▶ [Given data]
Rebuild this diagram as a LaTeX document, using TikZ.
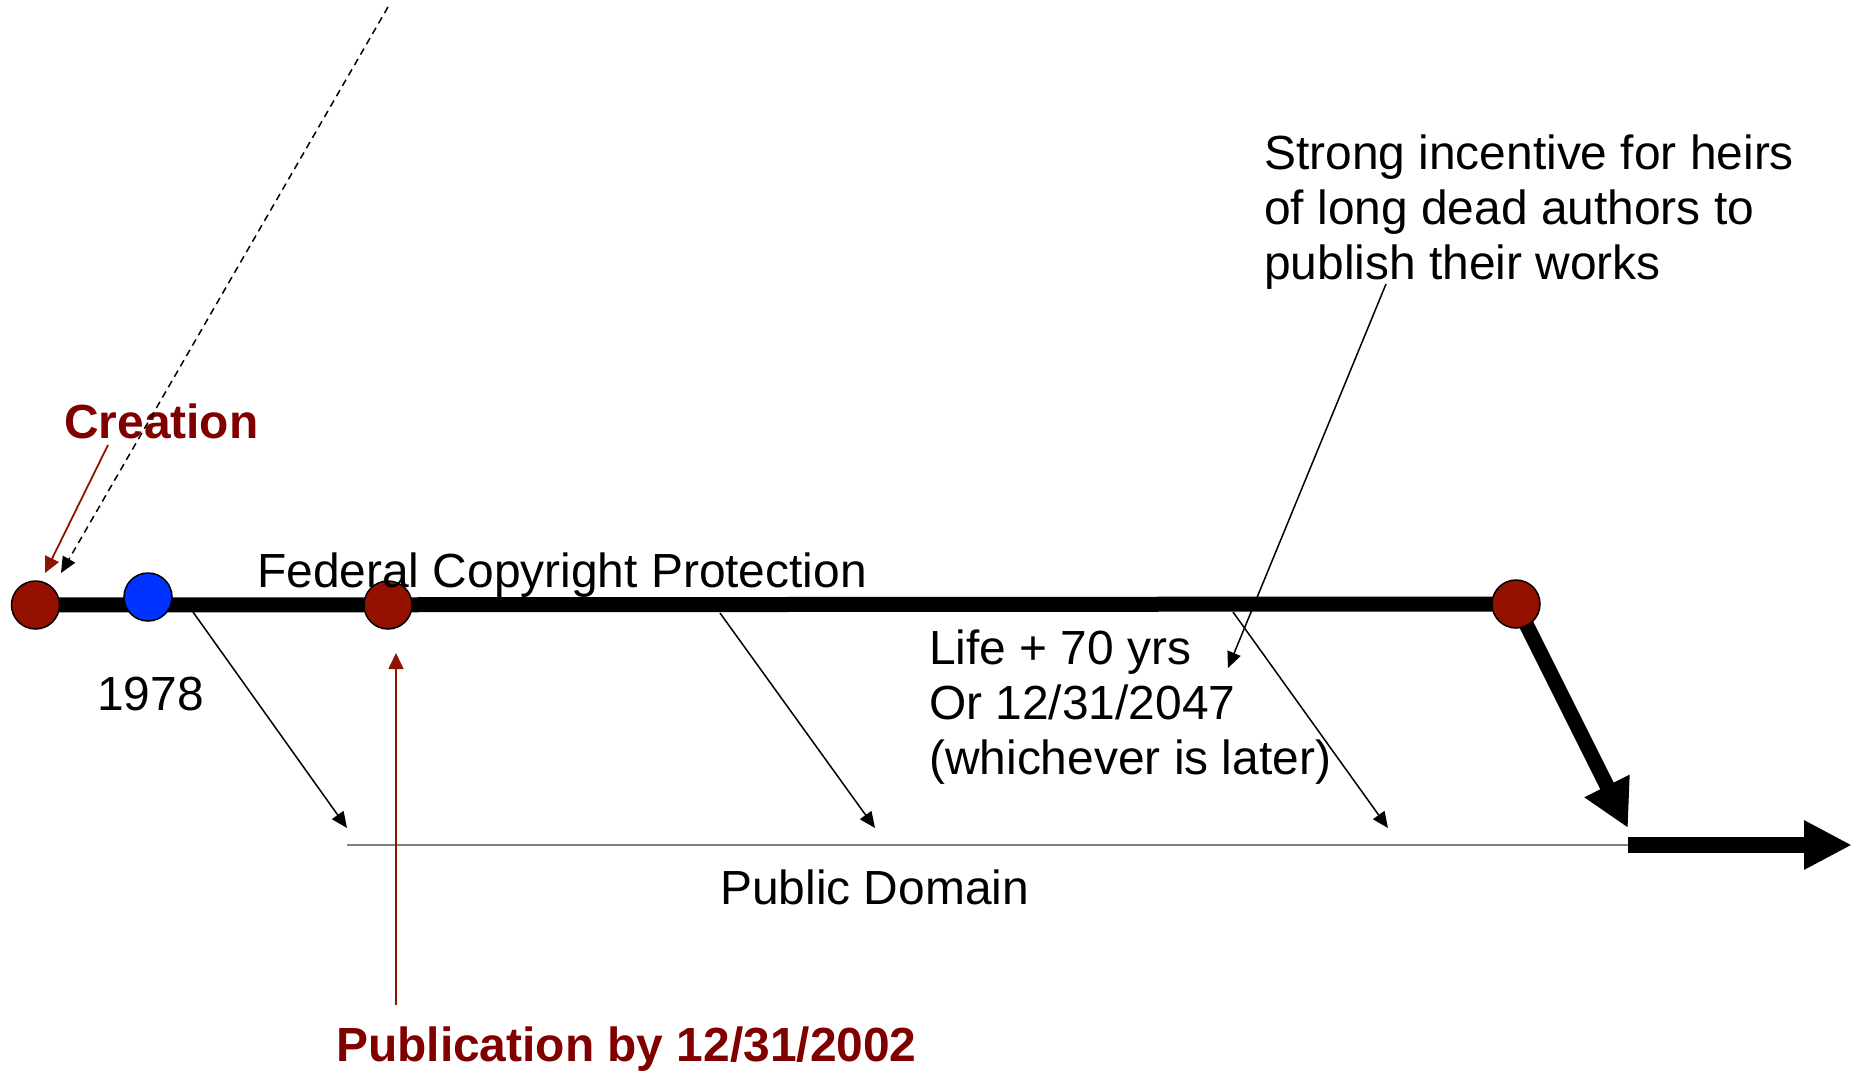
\documentclass[tikz,border=0pt]{standalone}
\usepackage{fontspec}
\setmainfont{Liberation Sans}
\usetikzlibrary{arrows.meta,backgrounds}
\definecolor{txtred}{RGB}{128,0,0}
\definecolor{dotred}{RGB}{148,17,0}
\definecolor{arrred}{RGB}{140,20,0}
\definecolor{dotblue}{RGB}{0,51,255}
\begin{document}
\begin{tikzpicture}[x=1pt,y=-1pt,
  dot/.style={circle,draw=black,line width=1.5pt,minimum size=48pt,inner sep=0pt},
  lbl/.style={inner sep=0pt,anchor=base west,font=\fontsize{47.9}{55}\selectfont,align=left},
  boldlbl/.style={inner sep=0pt,anchor=base west,font=\fontsize{47.9}{55}\selectfont\bfseries,text=txtred},
  thinarrow/.style={line width=1.5pt,-{Triangle[length=16pt,width=14pt]}},
  redarrow/.style={draw=arrred,line width=1.8pt,-{Triangle[length=16pt,width=15pt]}},
  fatarrow/.style={line width=15pt,-{Triangle[length=47pt,width=47pt]}},
]
\useasboundingbox (0,0) rectangle (1858,1071);

% timeline dots
\node[dot,fill=dotred] (c1) at (35.5,605) {};
\node[dot,fill=dotblue] (b1) at (148,597) {};
\node[dot,fill=dotred] (c2) at (388,605) {};
\node[dot,fill=dotred] (c3) at (1516,604) {};

% free ends
\coordinate (dn) at (1628,828);
\coordinate (pdL) at (347,845);
\coordinate (pdR) at (1628,845);
\coordinate (pdEnd) at (1852,845);
\coordinate (dashTop) at (388,7);
\coordinate (a1s) at (193,612);
\coordinate (a1e) at (347,828);
\coordinate (a2s) at (720,613);
\coordinate (a2e) at (875,828);
\coordinate (a3s) at (1233,612);
\coordinate (a3e) at (1388,828);
\coordinate (crS) at (108,445);
\coordinate (crTip) at (45,573);
\coordinate (dashTip) at (61,573);
\coordinate (pubS) at (396,1005);
\coordinate (pubTip) at (396,653);
\coordinate (strS) at (1386,284);
\coordinate (strTip) at (1228,668);

% texts (multi-line nodes: base = last line's baseline)
\node[boldlbl] (creation) at (64,438) {Creation};
\node[lbl] (federal) at (257,587) {Federal Copyright Protection};
\node[lbl] (y1978) at (97,710) {1978};
\node[lbl] (life) at (929,774) {Life + 70 yrs\\Or 12/31/2047\\(whichever is later)};
\node[lbl] (strong) at (1264,279) {Strong incentive for heirs\\of long dead authors to\\publish their works};
\node[lbl] (pd) at (720,904) {Public Domain};
\node[boldlbl] (pub) at (336,1061) {Publication by 12/31/2002};

\begin{pgfonlayer}{background}
  \draw[line width=15pt] (c1.center) -- (c3.center);
  \draw[fatarrow] (c3.center) -- (dn);
\end{pgfonlayer}

% public domain line and arrow
\draw[draw=gray,line width=2pt] (pdL) -- (pdR);
\draw[line width=16pt,-{Triangle[length=48pt,width=46pt]}] (pdR) -- (pdEnd);

% thin arrows to public domain
\draw[thinarrow] (a1s) -- (a1e);
\draw[thinarrow] (a2s) -- (a2e);
\draw[thinarrow] (a3s) -- (a3e);

% creation arrows
\draw[redarrow] (crS) -- (crTip);
\draw[line width=1.5pt,dash pattern=on 7pt off 5pt,-{Triangle[length=16pt,width=14pt]}] (dashTop) -- (dashTip);

% publication arrow
\draw[redarrow] (pubS) -- (pubTip);

% strong incentive arrow
\draw[thinarrow] (strS) -- (strTip);
\end{tikzpicture}
\end{document}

▶ [Stated exercise] Omit the pictures, and quote the material above exactly as given.

▶ [Reply to the exercise]
Rebuild this diagram as a LaTeX document, using TikZ.
\documentclass[tikz,border=0pt]{standalone}
\usepackage{fontspec}
\setmainfont{Liberation Sans}
\usetikzlibrary{arrows.meta,backgrounds}
\definecolor{txtred}{RGB}{128,0,0}
\definecolor{dotred}{RGB}{148,17,0}
\definecolor{arrred}{RGB}{140,20,0}
\definecolor{dotblue}{RGB}{0,51,255}
\begin{document}
\begin{tikzpicture}[x=1pt,y=-1pt,
  dot/.style={circle,draw=black,line width=1.5pt,minimum size=48pt,inner sep=0pt},
  lbl/.style={inner sep=0pt,anchor=base west,font=\fontsize{47.9}{55}\selectfont,align=left},
  boldlbl/.style={inner sep=0pt,anchor=base west,font=\fontsize{47.9}{55}\selectfont\bfseries,text=txtred},
  thinarrow/.style={line width=1.5pt,-{Triangle[length=16pt,width=14pt]}},
  redarrow/.style={draw=arrred,line width=1.8pt,-{Triangle[length=16pt,width=15pt]}},
  fatarrow/.style={line width=15pt,-{Triangle[length=47pt,width=47pt]}},
]
\useasboundingbox (0,0) rectangle (1858,1071);

% timeline dots
\node[dot,fill=dotred] (c1) at (35.5,605) {};
\node[dot,fill=dotblue] (b1) at (148,597) {};
\node[dot,fill=dotred] (c2) at (388,605) {};
\node[dot,fill=dotred] (c3) at (1516,604) {};

% free ends
\coordinate (dn) at (1628,828);
\coordinate (pdL) at (347,845);
\coordinate (pdR) at (1628,845);
\coordinate (pdEnd) at (1852,845);
\coordinate (dashTop) at (388,7);
\coordinate (a1s) at (193,612);
\coordinate (a1e) at (347,828);
\coordinate (a2s) at (720,613);
\coordinate (a2e) at (875,828);
\coordinate (a3s) at (1233,612);
\coordinate (a3e) at (1388,828);
\coordinate (crS) at (108,445);
\coordinate (crTip) at (45,573);
\coordinate (dashTip) at (61,573);
\coordinate (pubS) at (396,1005);
\coordinate (pubTip) at (396,653);
\coordinate (strS) at (1386,284);
\coordinate (strTip) at (1228,668);

% texts (multi-line nodes: base = last line's baseline)
\node[boldlbl] (creation) at (64,438) {Creation};
\node[lbl] (federal) at (257,587) {Federal Copyright Protection};
\node[lbl] (y1978) at (97,710) {1978};
\node[lbl] (life) at (929,774) {Life + 70 yrs\\Or 12/31/2047\\(whichever is later)};
\node[lbl] (strong) at (1264,279) {Strong incentive for heirs\\of long dead authors to\\publish their works};
\node[lbl] (pd) at (720,904) {Public Domain};
\node[boldlbl] (pub) at (336,1061) {Publication by 12/31/2002};

\begin{pgfonlayer}{background}
  \draw[line width=15pt] (c1.center) -- (c3.center);
  \draw[fatarrow] (c3.center) -- (dn);
\end{pgfonlayer}

% public domain line and arrow
\draw[draw=gray,line width=2pt] (pdL) -- (pdR);
\draw[line width=16pt,-{Triangle[length=48pt,width=46pt]}] (pdR) -- (pdEnd);

% thin arrows to public domain
\draw[thinarrow] (a1s) -- (a1e);
\draw[thinarrow] (a2s) -- (a2e);
\draw[thinarrow] (a3s) -- (a3e);

% creation arrows
\draw[redarrow] (crS) -- (crTip);
\draw[line width=1.5pt,dash pattern=on 7pt off 5pt,-{Triangle[length=16pt,width=14pt]}] (dashTop) -- (dashTip);

% publication arrow
\draw[redarrow] (pubS) -- (pubTip);

% strong incentive arrow
\draw[thinarrow] (strS) -- (strTip);
\end{tikzpicture}
\end{document}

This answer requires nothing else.